▶ _EXERCISE REQUIREMENTS_: Every line that holds "this" should be shown.

▶ _EXERCISE DATA_:
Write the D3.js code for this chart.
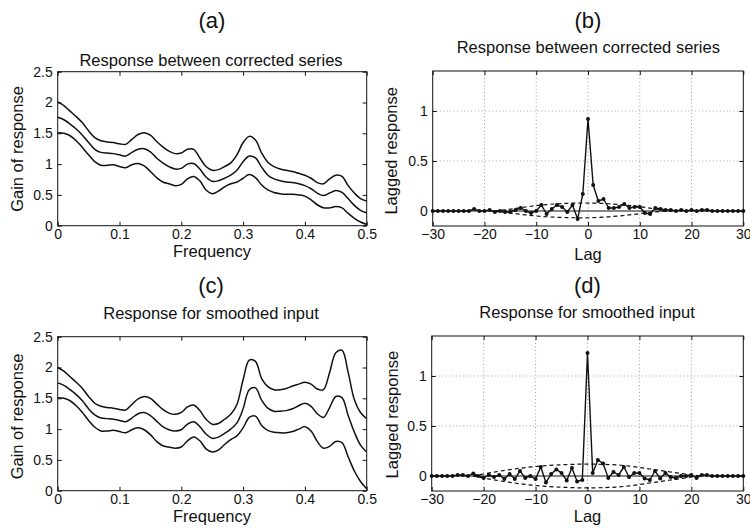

* * *

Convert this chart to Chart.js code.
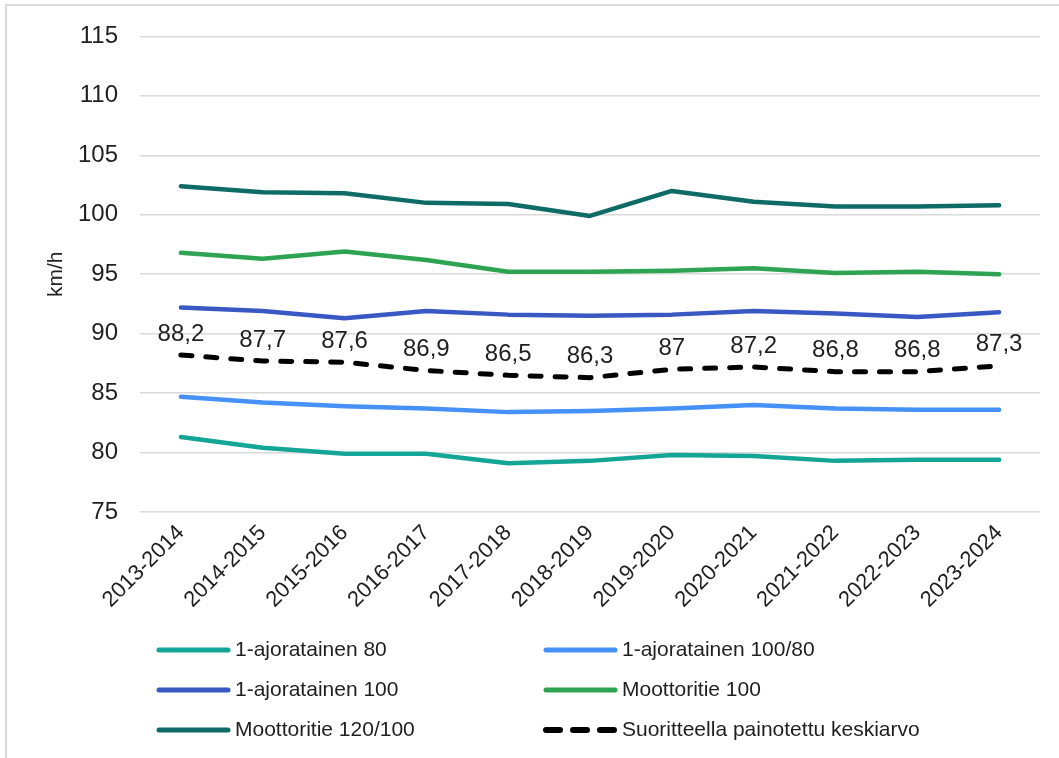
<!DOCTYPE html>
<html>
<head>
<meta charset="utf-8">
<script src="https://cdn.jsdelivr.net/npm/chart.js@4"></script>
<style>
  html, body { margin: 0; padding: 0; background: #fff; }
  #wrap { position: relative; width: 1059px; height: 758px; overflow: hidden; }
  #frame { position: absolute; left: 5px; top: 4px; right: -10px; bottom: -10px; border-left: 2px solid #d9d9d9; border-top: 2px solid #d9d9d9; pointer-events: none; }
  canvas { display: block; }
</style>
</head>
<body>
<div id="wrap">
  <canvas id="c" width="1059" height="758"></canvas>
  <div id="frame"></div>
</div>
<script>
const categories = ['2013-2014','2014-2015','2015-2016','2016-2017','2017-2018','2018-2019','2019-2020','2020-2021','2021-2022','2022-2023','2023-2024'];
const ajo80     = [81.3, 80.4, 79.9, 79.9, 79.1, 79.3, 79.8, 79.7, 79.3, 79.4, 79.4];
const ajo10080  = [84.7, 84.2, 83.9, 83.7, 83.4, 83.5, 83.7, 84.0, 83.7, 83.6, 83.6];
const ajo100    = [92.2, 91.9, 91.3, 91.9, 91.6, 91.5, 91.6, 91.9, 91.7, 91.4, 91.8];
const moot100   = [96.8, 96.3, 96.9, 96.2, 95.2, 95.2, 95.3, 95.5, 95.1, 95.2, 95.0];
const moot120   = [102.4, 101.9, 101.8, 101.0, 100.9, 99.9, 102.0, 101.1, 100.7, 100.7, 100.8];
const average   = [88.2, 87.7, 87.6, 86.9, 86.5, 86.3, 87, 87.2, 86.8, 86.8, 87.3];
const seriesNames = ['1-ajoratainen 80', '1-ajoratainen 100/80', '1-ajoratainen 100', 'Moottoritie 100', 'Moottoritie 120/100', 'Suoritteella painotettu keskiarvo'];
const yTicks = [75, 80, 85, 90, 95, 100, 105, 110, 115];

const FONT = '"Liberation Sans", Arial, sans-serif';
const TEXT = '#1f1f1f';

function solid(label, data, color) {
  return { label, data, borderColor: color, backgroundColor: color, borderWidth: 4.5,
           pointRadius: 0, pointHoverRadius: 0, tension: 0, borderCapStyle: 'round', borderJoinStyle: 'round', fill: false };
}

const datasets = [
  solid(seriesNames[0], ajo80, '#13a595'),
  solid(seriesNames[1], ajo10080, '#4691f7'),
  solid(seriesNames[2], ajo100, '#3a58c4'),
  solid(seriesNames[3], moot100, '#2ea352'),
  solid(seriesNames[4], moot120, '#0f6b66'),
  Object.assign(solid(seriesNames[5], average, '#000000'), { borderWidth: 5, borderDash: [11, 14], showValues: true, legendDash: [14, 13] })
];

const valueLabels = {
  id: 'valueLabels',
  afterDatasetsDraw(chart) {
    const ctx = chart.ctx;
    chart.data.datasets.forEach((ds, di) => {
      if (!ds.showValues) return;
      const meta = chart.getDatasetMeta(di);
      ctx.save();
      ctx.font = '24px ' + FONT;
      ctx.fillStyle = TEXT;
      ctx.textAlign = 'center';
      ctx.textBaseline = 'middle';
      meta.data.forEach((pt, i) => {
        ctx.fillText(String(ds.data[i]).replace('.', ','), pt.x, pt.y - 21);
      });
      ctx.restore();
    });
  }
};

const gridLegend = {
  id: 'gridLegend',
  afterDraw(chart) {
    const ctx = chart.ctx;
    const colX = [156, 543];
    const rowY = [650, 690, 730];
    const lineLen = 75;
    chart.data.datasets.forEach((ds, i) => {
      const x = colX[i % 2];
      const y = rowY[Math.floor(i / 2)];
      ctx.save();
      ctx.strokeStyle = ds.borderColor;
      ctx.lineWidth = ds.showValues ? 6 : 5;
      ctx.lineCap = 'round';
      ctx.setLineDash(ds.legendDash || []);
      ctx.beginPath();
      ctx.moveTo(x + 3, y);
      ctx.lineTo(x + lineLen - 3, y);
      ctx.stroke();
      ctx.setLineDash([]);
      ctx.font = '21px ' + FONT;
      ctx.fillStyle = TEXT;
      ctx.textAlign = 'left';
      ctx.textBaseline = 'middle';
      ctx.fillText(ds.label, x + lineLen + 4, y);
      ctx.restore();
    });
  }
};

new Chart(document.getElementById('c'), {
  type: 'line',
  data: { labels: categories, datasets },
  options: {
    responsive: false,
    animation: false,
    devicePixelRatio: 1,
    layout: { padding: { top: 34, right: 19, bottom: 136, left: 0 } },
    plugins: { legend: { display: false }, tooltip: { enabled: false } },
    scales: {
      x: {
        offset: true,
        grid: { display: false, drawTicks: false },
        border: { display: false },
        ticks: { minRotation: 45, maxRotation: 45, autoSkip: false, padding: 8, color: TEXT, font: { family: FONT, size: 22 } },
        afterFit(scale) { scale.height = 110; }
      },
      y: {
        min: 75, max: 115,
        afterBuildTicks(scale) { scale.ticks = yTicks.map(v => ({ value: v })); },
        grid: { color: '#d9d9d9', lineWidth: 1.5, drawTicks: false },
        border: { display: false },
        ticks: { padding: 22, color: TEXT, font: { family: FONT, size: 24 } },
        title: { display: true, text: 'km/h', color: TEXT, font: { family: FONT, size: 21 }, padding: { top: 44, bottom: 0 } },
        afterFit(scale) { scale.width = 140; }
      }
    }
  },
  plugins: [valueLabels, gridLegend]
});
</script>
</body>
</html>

* * *

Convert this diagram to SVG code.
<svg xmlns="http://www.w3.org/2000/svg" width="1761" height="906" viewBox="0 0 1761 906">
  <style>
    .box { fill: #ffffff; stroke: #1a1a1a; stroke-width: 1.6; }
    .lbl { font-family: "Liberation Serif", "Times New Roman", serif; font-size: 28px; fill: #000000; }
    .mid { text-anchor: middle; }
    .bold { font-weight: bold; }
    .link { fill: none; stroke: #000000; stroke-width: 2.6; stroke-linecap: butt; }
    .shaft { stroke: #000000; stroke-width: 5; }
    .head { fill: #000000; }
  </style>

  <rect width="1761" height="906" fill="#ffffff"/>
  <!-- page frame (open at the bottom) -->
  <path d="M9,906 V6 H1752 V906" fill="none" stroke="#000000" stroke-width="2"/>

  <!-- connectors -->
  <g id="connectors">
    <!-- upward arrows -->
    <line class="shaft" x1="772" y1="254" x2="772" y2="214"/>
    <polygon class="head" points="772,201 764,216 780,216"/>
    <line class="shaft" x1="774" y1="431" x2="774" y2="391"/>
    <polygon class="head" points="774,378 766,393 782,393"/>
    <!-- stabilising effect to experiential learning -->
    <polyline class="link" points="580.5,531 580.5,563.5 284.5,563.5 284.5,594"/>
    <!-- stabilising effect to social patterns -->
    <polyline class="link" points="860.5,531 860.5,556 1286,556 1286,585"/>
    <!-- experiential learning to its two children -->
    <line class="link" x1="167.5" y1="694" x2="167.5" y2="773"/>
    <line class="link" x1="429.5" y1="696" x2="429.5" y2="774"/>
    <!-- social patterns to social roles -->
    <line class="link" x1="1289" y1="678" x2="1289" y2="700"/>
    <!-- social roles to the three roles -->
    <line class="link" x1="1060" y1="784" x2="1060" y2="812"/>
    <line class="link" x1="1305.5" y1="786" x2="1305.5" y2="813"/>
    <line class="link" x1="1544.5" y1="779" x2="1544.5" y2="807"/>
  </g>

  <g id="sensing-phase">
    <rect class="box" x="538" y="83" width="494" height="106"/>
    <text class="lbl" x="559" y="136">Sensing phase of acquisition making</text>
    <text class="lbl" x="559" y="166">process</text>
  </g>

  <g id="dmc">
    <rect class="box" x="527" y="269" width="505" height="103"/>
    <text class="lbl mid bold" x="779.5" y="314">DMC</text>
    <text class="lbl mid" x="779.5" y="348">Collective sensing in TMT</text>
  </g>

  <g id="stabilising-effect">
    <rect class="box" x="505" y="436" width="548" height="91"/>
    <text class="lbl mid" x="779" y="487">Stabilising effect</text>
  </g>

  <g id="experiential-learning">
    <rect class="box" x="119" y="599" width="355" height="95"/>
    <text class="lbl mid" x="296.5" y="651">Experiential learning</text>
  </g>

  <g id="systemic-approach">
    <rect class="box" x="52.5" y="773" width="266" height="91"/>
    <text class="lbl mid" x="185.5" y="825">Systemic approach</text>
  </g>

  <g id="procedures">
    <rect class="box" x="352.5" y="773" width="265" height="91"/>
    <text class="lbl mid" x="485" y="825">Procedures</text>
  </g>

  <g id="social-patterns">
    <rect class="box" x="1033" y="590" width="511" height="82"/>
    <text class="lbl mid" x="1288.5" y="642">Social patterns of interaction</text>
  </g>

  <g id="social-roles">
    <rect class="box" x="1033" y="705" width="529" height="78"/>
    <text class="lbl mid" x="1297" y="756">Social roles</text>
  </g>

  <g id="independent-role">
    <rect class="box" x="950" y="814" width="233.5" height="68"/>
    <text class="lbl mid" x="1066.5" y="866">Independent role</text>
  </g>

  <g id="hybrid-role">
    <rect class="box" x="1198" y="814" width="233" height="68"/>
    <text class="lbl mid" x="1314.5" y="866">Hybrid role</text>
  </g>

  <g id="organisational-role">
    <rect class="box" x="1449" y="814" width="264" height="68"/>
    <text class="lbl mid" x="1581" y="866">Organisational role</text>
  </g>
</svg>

▶ _REPLY_:
Write the D3.js code for this chart.
Convert this chart to Chart.js code.
Convert this diagram to SVG code.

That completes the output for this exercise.